### Supplied material
* * * * *
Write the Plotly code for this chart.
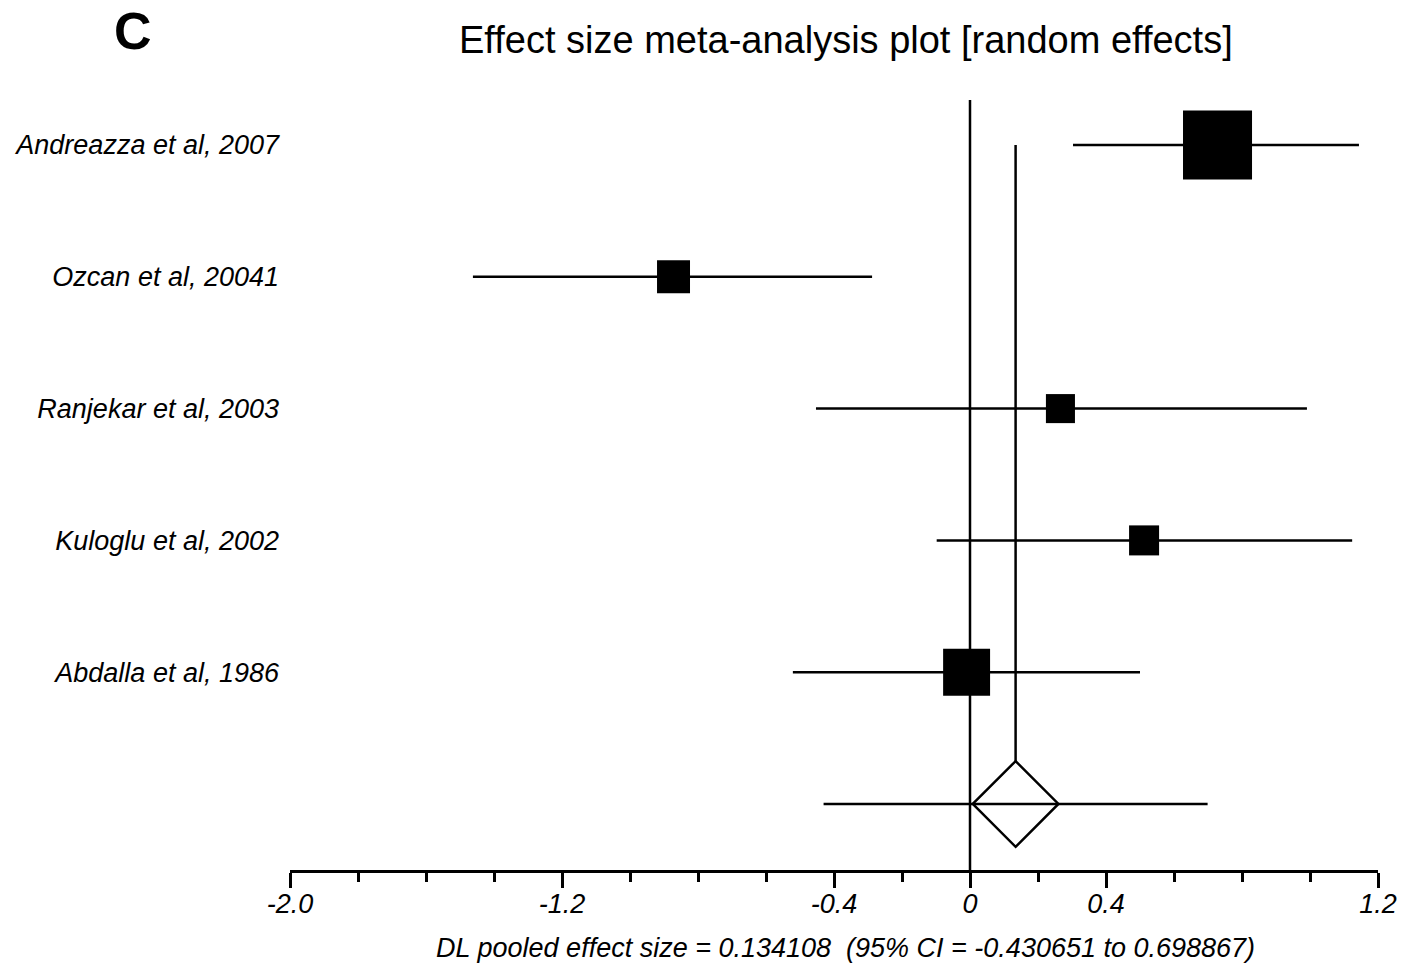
import plotly.graph_objects as go

studies = ["Andreazza et al, 2007", "Ozcan et al, 20041", "Ranjekar et al, 2003",
           "Kuloglu et al, 2002", "Abdalla et al, 1986"]
effect = [0.728, -0.872, 0.266, 0.512, -0.010]
ci_low = [0.303, -1.462, -0.453, -0.098, -0.521]
ci_high = [1.144, -0.288, 0.991, 1.124, 0.500]
weights = [48.6, 11.1, 8.6, 9.2, 22.5]   # relative weights (%)

pooled = 0.134108
pooled_low = -0.430651
pooled_high = 0.698867
diamond_halfwidth = 0.126

x_tickvals = [-2.0, -1.2, -0.4, 0, 0.4, 1.2]
x_ticktext = ["-2.0", "-1.2", "-0.4", "0", "0.4", "1.2"]

FONT = "Liberation Sans, Arial, Helvetica, sans-serif"
n = len(studies)
rows = [n - i for i in range(n)]  # 5..1, pooled at 0
pooled_row = 0
diamond_h = 0.325

fig = go.Figure()

# CI lines for studies + pooled
cx, cy = [], []
for lo, hi, r in zip(ci_low, ci_high, rows):
    cx += [lo, hi, None]
    cy += [r, r, None]
cx += [pooled_low, pooled_high]
cy += [pooled_row, pooled_row]
fig.add_trace(go.Scatter(x=cx, y=cy, mode="lines",
                         line=dict(color="black", width=2.5),
                         hoverinfo="skip", showlegend=False))

# pooled vertical line
fig.add_trace(go.Scatter(x=[pooled, pooled], y=[rows[0], pooled_row + diamond_h],
                         mode="lines", line=dict(color="black", width=2.5),
                         hoverinfo="skip", showlegend=False))

# squares
scale = 9.9
fig.add_trace(go.Scatter(x=effect, y=rows, mode="markers",
                         marker=dict(symbol="square", color="black", opacity=1,
                                     size=[scale * w ** 0.5 for w in weights],
                                     line=dict(width=0)),
                         text=studies, showlegend=False))

# diamond
fig.add_trace(go.Scatter(
    x=[pooled - diamond_halfwidth, pooled, pooled + diamond_halfwidth, pooled, pooled - diamond_halfwidth],
    y=[pooled_row, pooled_row + diamond_h, pooled_row, pooled_row - diamond_h, pooled_row],
    mode="lines", line=dict(color="black", width=2.5),
    hoverinfo="skip", showlegend=False))

# zero line
fig.add_shape(type="line", x0=0, x1=0, xref="x", y0=0, y1=1, yref="paper",
              line=dict(color="black", width=2.5), layer="above")

fig.update_layout(
    width=1403, height=966,
    margin=dict(l=290, r=25, t=100, b=96, autoexpand=False),
    plot_bgcolor="white", paper_bgcolor="white",
    font=dict(family=FONT, color="black"),
    xaxis=dict(range=[-2.0, 1.2], showgrid=False, zeroline=False, automargin=False,
               showline=True, linecolor="black", linewidth=2.5,
               tickmode="array", tickvals=x_tickvals, ticktext=x_ticktext,
               ticks="outside", ticklen=15, tickwidth=2.5, tickcolor="black",
               ticklabelstandoff=-7, ticklabeloverflow="allow",
               tickfont=dict(size=27, style="italic", family=FONT),
               minor=dict(dtick=0.2, tick0=-2.0, ticks="outside", ticklen=9,
                          tickwidth=2.5, tickcolor="black", showgrid=False)),
    yaxis=dict(range=[-0.5008, 5.3414], showgrid=False, zeroline=False, automargin=False,
               showline=False, tickmode="array", tickvals=rows, ticktext=studies,
               ticks="", ticklabelstandoff=10,
               tickfont=dict(size=27, style="italic", family=FONT)),
    annotations=[
        dict(text="Effect size meta-analysis plot [random effects]",
             xref="paper", yref="paper", x=0.511, y=1.078,
             xanchor="center", yanchor="middle", showarrow=False,
             font=dict(size=38, family=FONT)),
        dict(text="<b>C</b>", xref="paper", yref="paper", x=-0.1443, y=1.090,
             xanchor="center", yanchor="middle", showarrow=False,
             font=dict(size=52, family=FONT)),
        dict(text="DL pooled effect size = 0.134108&nbsp;&nbsp;(95% CI = -0.430651 to 0.698867)",
             xref="paper", yref="paper", x=0.511, y=-0.101,
             xanchor="center", yanchor="middle", showarrow=False,
             font=dict(size=27, style="italic", family=FONT)),
    ],
)

fig.write_html("out.html", config={"displayModeBar": False},
               post_script="document.body.style.margin='0';document.body.style.overflow='hidden';")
* * * * *
Without the pictures, return the listing above from its first line through the line that has "import plotly.graph_objects as go".

### Correct answer
Write the Plotly code for this chart.
import plotly.graph_objects as go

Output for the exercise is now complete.